Penilaian itu dikemukakan konsultan keamanan teknologi informasi dari Global Inter Media Yogyakarta, Joshua Sinambela, sebagai saksi ahli dalam persidangan kasus ini di Pengadilan Negeri Yogyakarta, Rabu.
"Terdakwa tidak dikatakan mentransmisikan dan tidak mendistribusikan jika status hanya diketik saja dan tidak jadi diposting (diunggah)," kata Joshua.
Path, yang digunakan Florence untuk mengunggah status, menurut Joshua, dapat dikategorikan sebagai media sosial, bukan media privat.

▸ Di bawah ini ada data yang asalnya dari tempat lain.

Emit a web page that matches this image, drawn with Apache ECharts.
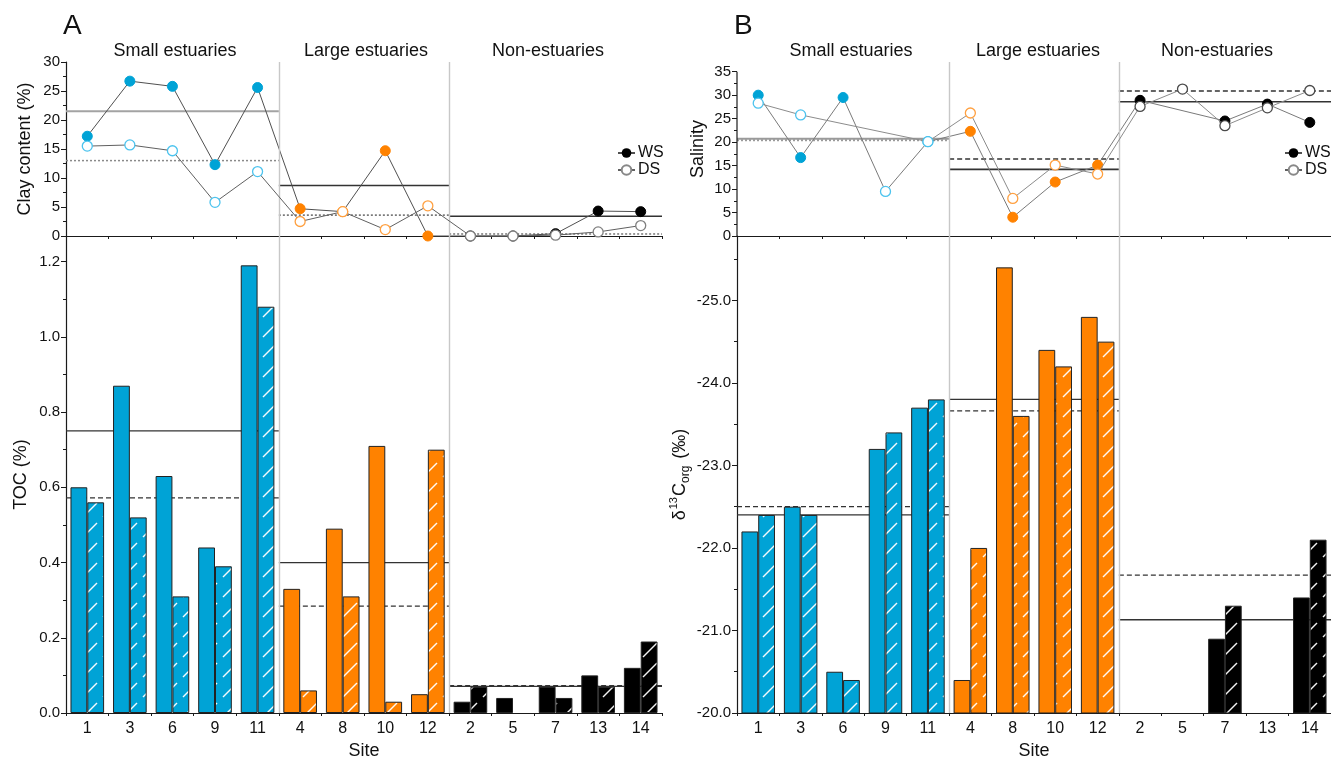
<!DOCTYPE html>
<html><head><meta charset="utf-8">
<script src="https://cdn.jsdelivr.net/npm/echarts@6/dist/echarts.min.js"></script>
<style>html,body{margin:0;padding:0;background:#fff}#c{width:1331px;height:765px}</style>
</head><body><div id="c"></div>
<script>
// ---------------- DATA ----------------
const sites = ['1','3','6','9','11','4','8','10','12','2','5','7','13','14'];
const groupNames = ['Small estuaries','Large estuaries','Non-estuaries'];
const groupSizes = [5,4,5];
const seasonNames = ['WS','DS'];

// Panel A, top: clay content (%)
const clayWS = [17.2,26.7,25.8,12.3,25.6, 4.7,4.2,14.7,0.0, 0.0,0.0,0.4,4.3,4.2];
const clayDS = [15.5,15.7,14.7,5.8,11.1, 2.5,4.2,1.1,5.2, 0.0,0.0,0.15,0.7,1.8];
const clayMeanWS = [21.5,8.7,3.4];
const clayMeanDS = [13.0,3.6,0.35];
const clayTicks = [0,5,10,15,20,25,30];
const clayMinor = [2.5,7.5,12.5,17.5,22.5,27.5];

// Panel A, bottom: TOC (%)
const tocWS = [0.60,0.87,0.63,0.44,1.19, 0.33,0.49,0.71,0.05, 0.03,0.04,0.07,0.10,0.12];
const tocDS = [0.56,0.52,0.31,0.39,1.08, 0.06,0.31,0.03,0.70, 0.07,null,0.04,0.07,0.19];
const tocMeanWS = [0.75,0.40,0.071];
const tocMeanDS = [0.572,0.284,0.073];
const tocTicks = [0,0.2,0.4,0.6,0.8,1.0,1.2];
const tocMinor = [0.1,0.3,0.5,0.7,0.9,1.1];

// Panel B, top: salinity
const salWS = [30.0,16.7,29.5,9.5,20.1, 22.3,4.0,11.5,15.1, 28.9,null,24.5,28.1,24.2];
const salDS = [28.3,25.8,null,null,20.1, 26.2,8.0,15.1,13.2, 27.6,31.3,23.5,27.3,31.0];
const salMeanWS = [20.7,14.2,28.6];
const salMeanDS = [20.4,16.4,30.9];
const salTicks = [0,5,10,15,20,25,30,35];
const salMinor = [2.5,7.5,12.5,17.5,22.5,27.5,32.5];

// Panel B, bottom: d13C org (per mil)
const d13WS = [-22.2,-22.5,-20.5,-23.2,-23.7, -20.4,-25.4,-24.4,-24.8, null,null,-20.9,null,-21.4];
const d13DS = [-22.4,-22.4,-20.4,-23.4,-23.8, -22.0,-23.6,-24.2,-24.5, null,null,-21.3,null,-22.1];
const d13MeanWS = [-22.4,-23.8,-21.13];
const d13MeanDS = [-22.5,-23.66,-21.67];
const d13Ticks = [-20,-21,-22,-23,-24,-25];
const d13Minor = [-20.5,-21.5,-22.5,-23.5,-24.5,-25.5];

// ---------------- STYLE / LAYOUT ----------------
const FONT = '"Liberation Sans", Arial, Helvetica, sans-serif';
const INK = '#1a1a1a';
const groupColors = ['#00A3D6','#FF8200','#000000'];
const lightColorsA = ['#4CC3EE','#FFA040','#808080'];
const lightColorsB = ['#4CC3EE','#FFA040','#4a4a4a'];

const groupIndex = [];
groupSizes.forEach((n,g)=>{ for(let k=0;k<n;k++) groupIndex.push(g); });
const bounds = [0];
groupSizes.forEach(n=>bounds.push(bounds[bounds.length-1]+n));

const TOP = 62, MID = 236, BOT = 719;
const panels = [
  {left:66, width:596, titleX:[175,366,548], legendLeft:612},
  {left:737, width:594, titleX:[851,1038,1217], legendLeft:1279}
];

function hatch(color){
  const c = document.createElement('canvas');
  c.width = 20; c.height = 20;
  const ctx = c.getContext('2d');
  ctx.fillStyle = color; ctx.fillRect(0,0,20,20);
  ctx.strokeStyle = 'rgba(255,255,255,0.95)';
  ctx.lineWidth = 1.4;
  ctx.beginPath(); ctx.moveTo(3,17); ctx.lineTo(17,3); ctx.stroke();
  return {image:c, repeat:'repeat'};
}
const hatchFills = groupColors.map(hatch);

const grids = [
  {left:panels[0].left, top:TOP, width:panels[0].width, height:MID-TOP},
  {left:panels[0].left, top:MID, width:panels[0].width, height:BOT-MID},
  {left:panels[1].left, top:TOP, width:panels[1].width, height:MID-TOP},
  {left:panels[1].left, top:MID, width:panels[1].width, height:BOT-MID}
];

function xAxes(gi, bottom){
  return [
    {type:'category', gridIndex:gi, data:sites, position:'bottom', boundaryGap:true,
     axisLine:{onZero:false, lineStyle:{color:INK, width:1.2}},
     axisTick:{alignWithLabel:true, length:5, lineStyle:{color:INK, width:1}},
     axisLabel:{show:bottom, interval:0, fontFamily:FONT, fontSize:16, color:'#111', margin:8},
     name: bottom ? 'Site' : '', nameLocation:'middle', nameGap:29,
     nameTextStyle:{fontFamily:FONT, fontSize:18, color:'#111'}},
    {type:'value', gridIndex:gi, min:0, max:sites.length, interval:1, position:'bottom',
     axisLine:{show:false, onZero:false}, axisTick:{show:true, length:3, lineStyle:{color:INK, width:1}},
     axisLabel:{show:false}, splitLine:{show:false}}
  ];
}

function yAxes(gi, o){
  return [
    {type:'value', gridIndex:gi, min:o.min, max:o.max, inverse:!!o.inverse, position:'left',
     name:o.name, nameLocation:'middle', nameGap:o.nameGap, nameRotate:90,
     nameTextStyle:{fontFamily:FONT, fontSize:18, color:'#111', rich:o.rich},
     axisLine:{show:o.axisLine!==false, onZero:false, lineStyle:{color:INK, width:1.2}},
     axisTick:{show:true, length:5, customValues:o.major, lineStyle:{color:INK, width:1}},
     axisLabel:{customValues:o.major, formatter:o.fmt, fontFamily:FONT, fontSize:15, color:'#111', margin:6},
     splitLine:{show:false}},
    {type:'value', gridIndex:gi, min:o.min, max:o.max, inverse:!!o.inverse, position:'left', offset:0,
     axisLine:{show:false, onZero:false},
     axisTick:{show:true, length:3, customValues:o.minor, lineStyle:{color:INK, width:1}},
     axisLabel:{show:false}, splitLine:{show:false}}
  ];
}

const sepMark = {
  silent:true, symbol:['none','none'], animation:false,
  label:{show:false},
  lineStyle:{color:'#c8c8c8', width:1.4, type:'solid'},
  data: bounds.slice(1,-1).map(b=>({xAxis:b}))
};

function meanSeries(gi, mWS, mDS, styles){
  const out = [];
  for (let g=0; g<groupSizes.length; g++){
    const s = styles[g];
    out.push({type:'line', xAxisIndex:2*gi+1, yAxisIndex:2*gi, silent:true, symbol:'none', z:2,
      data:[[bounds[g], mWS[g]],[bounds[g+1], mWS[g]]],
      lineStyle:{color:s.ws, width:s.wsW, type:'solid'},
      markLine: g===0 ? sepMark : undefined});
    out.push({type:'line', xAxisIndex:2*gi+1, yAxisIndex:2*gi, silent:true, symbol:'none', z:2,
      data:[[bounds[g], mDS[g]],[bounds[g+1], mDS[g]]],
      lineStyle:{color:s.ds, width:s.dsW, type:s.dsType}});
  }
  return out;
}

function pointSeries(gi, ws, ds, o){
  const wsData = ws.map((v,i)=>{
    const g = groupIndex[i];
    if (v==null) return '-';
    const hollow = o.hollowWS && o.hollowWS.includes(i);
    return {value:v, itemStyle: hollow
      ? {color:'#fff', borderColor:o.light[g], borderWidth:1.3}
      : {color:groupColors[g], borderColor:groupColors[g], borderWidth:1}};
  });
  const dsData = ds.map((v,i)=>{
    const g = groupIndex[i];
    if (v==null) return '-';
    return {value:v, itemStyle:{color:'#fff', borderColor:o.light[g], borderWidth:1.3}};
  });
  return [
    {name:seasonNames[0], type:'line', xAxisIndex:2*gi, yAxisIndex:2*gi, data:wsData, z:4,
     symbol:'circle', symbolSize:10, connectNulls:true, clip:false,
     lineStyle:{color:o.wsLine, width:1}, itemStyle:{color:'#000', borderColor:'#000'}},
    {name:seasonNames[1], type:'line', xAxisIndex:2*gi, yAxisIndex:2*gi, data:dsData, z:5,
     symbol:'circle', symbolSize:10, connectNulls:true, clip:false,
     lineStyle:{color:o.dsLine, width:1}, itemStyle:{color:'#fff', borderColor:'#888', borderWidth:1.3}}
  ];
}

function barSeries(gi, ws, ds){
  const base = {type:'bar', xAxisIndex:2*gi, yAxisIndex:2*gi, barGap:'0%', barCategoryGap:'21%', z:3,
    itemStyle:{borderColor:'#222', borderWidth:1}};
  return [
    Object.assign({}, base, {name:'WS bars', data: ws.map((v,i)=> v==null ? '-' :
      {value:v, itemStyle:{color:groupColors[groupIndex[i]], borderColor:'#222', borderWidth:1}})}),
    Object.assign({}, base, {name:'DS bars', data: ds.map((v,i)=> v==null ? '-' :
      {value:v, itemStyle:{color:hatchFills[groupIndex[i]], borderColor:'#222', borderWidth:1}})})
  ];
}

const topMeanA = [
  {ws:'#a3a3a3', wsW:2, ds:'#8a8a8a', dsW:1.5, dsType:[2,2]},
  {ws:'#333', wsW:1.6, ds:'#666', dsW:1.5, dsType:[2,2]},
  {ws:'#333', wsW:1.6, ds:'#777', dsW:1.5, dsType:[2,2]}
];
const botMean = [0,1,2].map(()=>({ws:'#333', wsW:1.3, ds:'#333', dsW:1.3, dsType:[5,3]}));
const topMeanB = [
  {ws:'#9a9a9a', wsW:2, ds:'#9a9a9a', dsW:2, dsType:[2,2]},
  {ws:'#333', wsW:1.6, ds:'#333', dsW:1.6, dsType:[5,3]},
  {ws:'#333', wsW:1.6, ds:'#333', dsW:1.6, dsType:[5,3]}
];

const salMax = 35*(MID-TOP)/(MID-71.7);
const tocMax = 1.268;
const d13Min = -25.78;

const fmt1 = v=>v.toFixed(1);
const fmt0 = v=>String(Math.round(v));

const xAxis = [].concat(xAxes(0,false), xAxes(1,true), xAxes(2,false), xAxes(3,true));
const yAxis = [].concat(
  yAxes(0,{min:0,max:30,major:clayTicks,minor:clayMinor,fmt:fmt0,name:'Clay content (%)',nameGap:32}),
  yAxes(1,{min:0,max:tocMax,major:tocTicks,minor:tocMinor,fmt:fmt1,name:'TOC (%)',nameGap:36}),
  yAxes(2,{min:0,max:salMax,major:salTicks,minor:salMinor,fmt:fmt0,name:'Salinity',nameGap:30,axisLine:false}),
  yAxes(3,{min:d13Min,max:-20,inverse:true,major:d13Ticks,minor:d13Minor,fmt:fmt1,nameGap:45,
    name:'{t|δ}{sup|13}{t|C}{sub|org}{t| (‰)}',
    rich:{t:{fontFamily:FONT,fontSize:18,color:'#111',lineHeight:24,verticalAlign:'middle'},
          sup:{fontFamily:FONT,fontSize:11,color:'#111',lineHeight:24,verticalAlign:'top',padding:[0,1,0,1]},
          sub:{fontFamily:FONT,fontSize:12,color:'#111',lineHeight:24,verticalAlign:'bottom',padding:[0,2,0,0]}}})
);

const series = [].concat(
  meanSeries(0, clayMeanWS, clayMeanDS, topMeanA),
  pointSeries(0, clayWS, clayDS, {light:lightColorsA, wsLine:'#505050', dsLine:'#606060'}),
  meanSeries(1, tocMeanWS, tocMeanDS, botMean),
  barSeries(1, tocWS, tocDS),
  meanSeries(2, salMeanWS, salMeanDS, topMeanB),
  pointSeries(2, salWS, salDS, {light:lightColorsB, wsLine:'#7a7a7a', dsLine:'#8c8c8c', hollowWS:[3]}),
  [{type:'line', xAxisIndex:5, yAxisIndex:4, silent:true, symbol:'none', clip:false, z:6,
    data:[[0,0],[0,salTicks[salTicks.length-1]]], lineStyle:{color:INK, width:1.2}}],
  meanSeries(3, d13MeanWS, d13MeanDS, botMean),
  barSeries(3, d13WS, d13DS)
);

function legendAt(left){
  return {data:seasonNames, left:left, top:140, orient:'vertical', itemWidth:17, itemHeight:12,
    itemGap:1, selectedMode:false,
    textStyle:{fontFamily:FONT, fontSize:16, color:'#111', padding:[0,0,0,-2]}};
}

// group titles & panel letters
const graphics = [];
panels.forEach((p,pi)=>{
  for (let g=0; g<groupSizes.length; g++){
    graphics.push({type:'text', x:p.titleX[g], y:51, silent:true,
      style:{text:groupNames[g], font:'18px '+FONT, fill:'#111', textAlign:'center', textVerticalAlign:'middle'}});
  }
  graphics.push({type:'text', x:p.left-3, y:26, silent:true,
    style:{text:['A','B'][pi], font:'28px '+FONT, fill:'#111', textAlign:'left', textVerticalAlign:'middle'}});
});

const chart = echarts.init(document.getElementById('c'), null, {renderer:'canvas'});
chart.setOption({
  animation:false,
  backgroundColor:'#ffffff',
  grid:grids,
  xAxis:xAxis,
  yAxis:yAxis,
  legend:panels.map(p=>legendAt(p.legendLeft)),
  graphic:graphics,
  series:series
});
</script>
</body></html>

Sementara setiap orang yang mengunggah kalimatnya di media sosial, kata dia, secara langsung dapat dikategorikan mentransmisikan sekaligus mendistribusikan informasi ke publik karena memungkinkan dibaca banyak orang kendati terbatas.
"Beda halnya kalau hanya mengirim pesan singkat melalui email secara khusus ke teman, maka tidak bisa dikatakan mendistribusikan," kata dia.
Selain "Path", Joshua menyebutkan beberapa media lain seperti "Facebook", "Twitter", dan "Instagram" dapat dikategorikan media sosial, sedangkan Black Berry Massanger (BBM) dan WhatsApp (WA) termasuk media privat.
Sementara itu, di dalam konteks penggunaan teknologi informasi, menurut dia, tidak ada ketentuan khusus yang mewajibkan seseorang harus meminta izin terlebih dahulu kepada pemilik status untuk meng-capture atau mengunggah ulang melalui media sosial yang lain.
"Sehingga teman dari teman terdakwa, bahkan orang lain di media sosial lainnya juga memungkinkan bisa membaca status itu," kata dia.
Meski demikian, sidang yang berlangsung selama 2 jam tersebut sama sekali belum mengkaitkan secara langsung kasus tersebut dengan pasal pencemaran nama baik.
"Agenda sidang kali ini memang bertujuan untuk memastikan definisi "mentransmisikan dan mendistribusikan" seperti yang tercantum dalam pasal 27 Undang-Undang (UU) ITE," kata Jaksa Penuntut Umum R. Rahayu seusai sidang tersebut.
Dalam sidang lanjutan Kamis mendatang (8/1/2015), majelis hakim masih akan meminta keterangan saksi ahli berikutnya.